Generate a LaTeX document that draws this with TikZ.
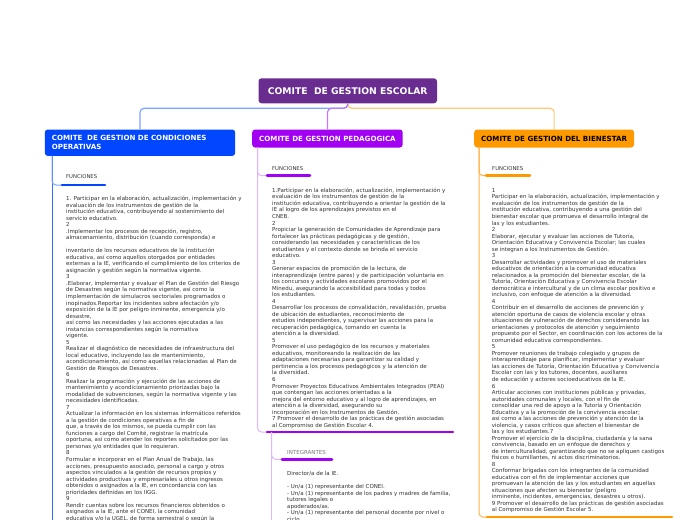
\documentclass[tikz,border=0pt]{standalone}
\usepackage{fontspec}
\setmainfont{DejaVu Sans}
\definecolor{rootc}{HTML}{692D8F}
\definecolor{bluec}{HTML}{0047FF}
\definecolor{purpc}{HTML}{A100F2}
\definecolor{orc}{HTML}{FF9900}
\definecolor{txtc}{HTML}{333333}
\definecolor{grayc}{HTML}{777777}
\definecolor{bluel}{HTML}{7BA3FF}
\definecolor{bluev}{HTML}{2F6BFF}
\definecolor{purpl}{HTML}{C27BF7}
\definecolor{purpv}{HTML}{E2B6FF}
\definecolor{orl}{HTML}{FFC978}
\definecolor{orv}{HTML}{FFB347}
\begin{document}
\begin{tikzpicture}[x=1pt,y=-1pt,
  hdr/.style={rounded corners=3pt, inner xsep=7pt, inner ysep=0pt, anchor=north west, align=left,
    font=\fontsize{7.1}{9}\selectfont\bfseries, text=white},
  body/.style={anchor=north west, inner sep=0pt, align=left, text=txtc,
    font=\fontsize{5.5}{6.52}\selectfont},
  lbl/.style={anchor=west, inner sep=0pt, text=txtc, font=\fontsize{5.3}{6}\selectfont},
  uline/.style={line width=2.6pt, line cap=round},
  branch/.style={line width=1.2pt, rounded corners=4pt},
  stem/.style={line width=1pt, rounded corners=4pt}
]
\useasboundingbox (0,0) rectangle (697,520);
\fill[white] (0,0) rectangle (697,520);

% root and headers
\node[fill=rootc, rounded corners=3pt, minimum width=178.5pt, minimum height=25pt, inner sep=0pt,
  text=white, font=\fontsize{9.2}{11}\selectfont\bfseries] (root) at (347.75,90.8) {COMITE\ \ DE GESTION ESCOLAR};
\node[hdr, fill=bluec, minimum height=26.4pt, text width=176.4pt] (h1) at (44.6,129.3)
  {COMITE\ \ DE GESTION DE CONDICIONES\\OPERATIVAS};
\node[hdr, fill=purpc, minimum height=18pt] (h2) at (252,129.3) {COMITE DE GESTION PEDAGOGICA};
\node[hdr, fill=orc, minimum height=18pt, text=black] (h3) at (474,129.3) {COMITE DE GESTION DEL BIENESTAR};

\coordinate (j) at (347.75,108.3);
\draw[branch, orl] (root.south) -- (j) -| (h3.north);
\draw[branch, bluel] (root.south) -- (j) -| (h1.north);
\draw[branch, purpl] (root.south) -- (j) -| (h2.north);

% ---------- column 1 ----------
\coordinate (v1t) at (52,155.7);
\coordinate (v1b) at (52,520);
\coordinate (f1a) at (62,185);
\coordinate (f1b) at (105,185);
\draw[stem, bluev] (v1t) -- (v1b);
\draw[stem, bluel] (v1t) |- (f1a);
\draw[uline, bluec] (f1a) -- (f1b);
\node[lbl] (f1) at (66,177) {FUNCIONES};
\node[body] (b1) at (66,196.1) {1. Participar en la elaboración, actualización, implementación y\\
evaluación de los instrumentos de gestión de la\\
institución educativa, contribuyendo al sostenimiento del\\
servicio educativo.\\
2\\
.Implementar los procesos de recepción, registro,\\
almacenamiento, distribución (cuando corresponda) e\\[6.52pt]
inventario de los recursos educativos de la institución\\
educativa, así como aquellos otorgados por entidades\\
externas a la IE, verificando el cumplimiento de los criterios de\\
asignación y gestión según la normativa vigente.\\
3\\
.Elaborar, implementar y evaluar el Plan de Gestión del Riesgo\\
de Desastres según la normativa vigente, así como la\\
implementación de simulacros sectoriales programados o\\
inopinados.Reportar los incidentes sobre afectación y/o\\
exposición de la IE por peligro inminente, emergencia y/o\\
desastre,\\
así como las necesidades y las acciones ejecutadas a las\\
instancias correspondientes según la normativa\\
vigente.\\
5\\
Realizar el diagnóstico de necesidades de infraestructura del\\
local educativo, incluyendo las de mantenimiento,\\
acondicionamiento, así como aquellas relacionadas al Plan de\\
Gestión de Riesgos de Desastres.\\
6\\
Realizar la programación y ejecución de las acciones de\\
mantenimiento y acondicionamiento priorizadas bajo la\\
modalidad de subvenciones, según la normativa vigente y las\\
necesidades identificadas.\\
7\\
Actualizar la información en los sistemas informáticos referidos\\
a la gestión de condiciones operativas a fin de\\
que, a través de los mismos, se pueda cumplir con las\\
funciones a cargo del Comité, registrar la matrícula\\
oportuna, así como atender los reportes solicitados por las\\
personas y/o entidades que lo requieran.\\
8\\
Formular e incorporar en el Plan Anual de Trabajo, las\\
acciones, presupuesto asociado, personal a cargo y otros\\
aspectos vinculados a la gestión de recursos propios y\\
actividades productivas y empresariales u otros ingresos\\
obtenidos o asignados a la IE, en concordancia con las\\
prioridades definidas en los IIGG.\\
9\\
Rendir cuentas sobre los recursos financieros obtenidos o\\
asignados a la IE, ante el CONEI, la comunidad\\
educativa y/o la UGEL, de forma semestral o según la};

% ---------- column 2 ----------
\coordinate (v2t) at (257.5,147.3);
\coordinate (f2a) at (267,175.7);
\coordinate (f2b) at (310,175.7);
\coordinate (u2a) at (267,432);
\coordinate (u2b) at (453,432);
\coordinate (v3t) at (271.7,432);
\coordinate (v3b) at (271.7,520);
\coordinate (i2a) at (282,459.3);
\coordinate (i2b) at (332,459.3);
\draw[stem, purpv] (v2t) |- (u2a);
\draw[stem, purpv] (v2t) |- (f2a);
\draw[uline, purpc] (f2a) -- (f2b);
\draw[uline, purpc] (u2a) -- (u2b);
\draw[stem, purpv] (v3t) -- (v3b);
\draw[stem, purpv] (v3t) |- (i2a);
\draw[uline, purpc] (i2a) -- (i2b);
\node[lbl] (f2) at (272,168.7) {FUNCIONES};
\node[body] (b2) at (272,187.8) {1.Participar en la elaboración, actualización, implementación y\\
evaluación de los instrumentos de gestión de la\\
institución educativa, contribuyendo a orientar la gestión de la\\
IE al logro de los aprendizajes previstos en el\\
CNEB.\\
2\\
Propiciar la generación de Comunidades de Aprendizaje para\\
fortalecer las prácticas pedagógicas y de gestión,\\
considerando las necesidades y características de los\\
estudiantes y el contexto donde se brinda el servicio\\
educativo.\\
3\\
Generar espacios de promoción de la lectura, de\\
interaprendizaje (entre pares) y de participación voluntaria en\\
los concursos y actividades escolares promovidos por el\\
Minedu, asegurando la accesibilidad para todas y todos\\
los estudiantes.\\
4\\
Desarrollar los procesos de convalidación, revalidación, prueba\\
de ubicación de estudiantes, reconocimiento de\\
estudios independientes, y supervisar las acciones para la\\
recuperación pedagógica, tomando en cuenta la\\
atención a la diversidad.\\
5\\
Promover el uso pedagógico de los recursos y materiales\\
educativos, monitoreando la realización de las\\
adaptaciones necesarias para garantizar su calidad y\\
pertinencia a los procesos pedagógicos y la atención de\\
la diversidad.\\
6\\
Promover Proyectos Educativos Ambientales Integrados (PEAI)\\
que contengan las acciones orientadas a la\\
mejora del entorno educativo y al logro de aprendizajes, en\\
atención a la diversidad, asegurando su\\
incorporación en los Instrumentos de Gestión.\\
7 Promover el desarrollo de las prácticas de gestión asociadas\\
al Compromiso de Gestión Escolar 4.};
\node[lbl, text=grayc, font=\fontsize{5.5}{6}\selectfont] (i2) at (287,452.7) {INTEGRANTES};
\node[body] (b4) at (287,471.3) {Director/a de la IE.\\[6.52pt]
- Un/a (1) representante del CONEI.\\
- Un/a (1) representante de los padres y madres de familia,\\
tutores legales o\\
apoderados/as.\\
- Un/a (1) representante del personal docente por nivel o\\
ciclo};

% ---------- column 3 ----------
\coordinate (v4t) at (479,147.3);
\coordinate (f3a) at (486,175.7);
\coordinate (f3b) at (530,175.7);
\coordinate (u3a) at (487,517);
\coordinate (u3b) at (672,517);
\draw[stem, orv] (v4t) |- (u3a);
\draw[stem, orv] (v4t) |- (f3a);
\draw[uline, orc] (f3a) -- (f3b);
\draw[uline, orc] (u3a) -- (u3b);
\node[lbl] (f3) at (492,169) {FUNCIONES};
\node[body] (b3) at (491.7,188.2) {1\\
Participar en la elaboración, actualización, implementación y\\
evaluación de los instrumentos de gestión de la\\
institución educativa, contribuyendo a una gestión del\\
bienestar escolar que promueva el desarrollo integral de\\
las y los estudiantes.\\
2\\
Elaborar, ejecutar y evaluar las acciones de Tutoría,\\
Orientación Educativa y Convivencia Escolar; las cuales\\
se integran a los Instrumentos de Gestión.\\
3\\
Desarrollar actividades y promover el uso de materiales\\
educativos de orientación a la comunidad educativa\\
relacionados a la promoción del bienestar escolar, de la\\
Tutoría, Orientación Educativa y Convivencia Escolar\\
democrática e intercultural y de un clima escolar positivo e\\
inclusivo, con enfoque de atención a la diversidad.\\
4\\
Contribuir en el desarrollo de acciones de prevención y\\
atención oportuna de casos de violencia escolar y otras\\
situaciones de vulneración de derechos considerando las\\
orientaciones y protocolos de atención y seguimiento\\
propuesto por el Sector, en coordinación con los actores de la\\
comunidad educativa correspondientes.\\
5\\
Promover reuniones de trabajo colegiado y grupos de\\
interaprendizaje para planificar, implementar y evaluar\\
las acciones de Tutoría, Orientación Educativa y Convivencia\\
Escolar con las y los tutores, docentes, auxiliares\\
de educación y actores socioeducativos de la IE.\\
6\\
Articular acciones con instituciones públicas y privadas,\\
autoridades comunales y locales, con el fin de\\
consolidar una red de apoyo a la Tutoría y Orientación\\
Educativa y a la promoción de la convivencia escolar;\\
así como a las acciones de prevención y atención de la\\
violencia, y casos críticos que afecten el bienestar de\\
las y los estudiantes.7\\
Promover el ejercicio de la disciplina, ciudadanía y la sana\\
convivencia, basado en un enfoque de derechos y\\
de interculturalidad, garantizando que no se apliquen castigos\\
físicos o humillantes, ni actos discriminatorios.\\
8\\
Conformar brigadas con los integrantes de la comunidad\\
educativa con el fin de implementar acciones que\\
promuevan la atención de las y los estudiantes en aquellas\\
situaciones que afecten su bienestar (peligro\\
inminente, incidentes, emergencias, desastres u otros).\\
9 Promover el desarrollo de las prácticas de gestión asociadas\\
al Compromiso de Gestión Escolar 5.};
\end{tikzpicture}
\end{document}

» **Goal**
From the first line above down to the line with "(j) -| (h2.north);", reproduce every line and no others, omitting pictures.

» **The output**
Generate a LaTeX document that draws this with TikZ.
\documentclass[tikz,border=0pt]{standalone}
\usepackage{fontspec}
\setmainfont{DejaVu Sans}
\definecolor{rootc}{HTML}{692D8F}
\definecolor{bluec}{HTML}{0047FF}
\definecolor{purpc}{HTML}{A100F2}
\definecolor{orc}{HTML}{FF9900}
\definecolor{txtc}{HTML}{333333}
\definecolor{grayc}{HTML}{777777}
\definecolor{bluel}{HTML}{7BA3FF}
\definecolor{bluev}{HTML}{2F6BFF}
\definecolor{purpl}{HTML}{C27BF7}
\definecolor{purpv}{HTML}{E2B6FF}
\definecolor{orl}{HTML}{FFC978}
\definecolor{orv}{HTML}{FFB347}
\begin{document}
\begin{tikzpicture}[x=1pt,y=-1pt,
  hdr/.style={rounded corners=3pt, inner xsep=7pt, inner ysep=0pt, anchor=north west, align=left,
    font=\fontsize{7.1}{9}\selectfont\bfseries, text=white},
  body/.style={anchor=north west, inner sep=0pt, align=left, text=txtc,
    font=\fontsize{5.5}{6.52}\selectfont},
  lbl/.style={anchor=west, inner sep=0pt, text=txtc, font=\fontsize{5.3}{6}\selectfont},
  uline/.style={line width=2.6pt, line cap=round},
  branch/.style={line width=1.2pt, rounded corners=4pt},
  stem/.style={line width=1pt, rounded corners=4pt}
]
\useasboundingbox (0,0) rectangle (697,520);
\fill[white] (0,0) rectangle (697,520);

% root and headers
\node[fill=rootc, rounded corners=3pt, minimum width=178.5pt, minimum height=25pt, inner sep=0pt,
  text=white, font=\fontsize{9.2}{11}\selectfont\bfseries] (root) at (347.75,90.8) {COMITE\ \ DE GESTION ESCOLAR};
\node[hdr, fill=bluec, minimum height=26.4pt, text width=176.4pt] (h1) at (44.6,129.3)
  {COMITE\ \ DE GESTION DE CONDICIONES\\OPERATIVAS};
\node[hdr, fill=purpc, minimum height=18pt] (h2) at (252,129.3) {COMITE DE GESTION PEDAGOGICA};
\node[hdr, fill=orc, minimum height=18pt, text=black] (h3) at (474,129.3) {COMITE DE GESTION DEL BIENESTAR};

\coordinate (j) at (347.75,108.3);
\draw[branch, orl] (root.south) -- (j) -| (h3.north);
\draw[branch, bluel] (root.south) -- (j) -| (h1.north);
\draw[branch, purpl] (root.south) -- (j) -| (h2.north);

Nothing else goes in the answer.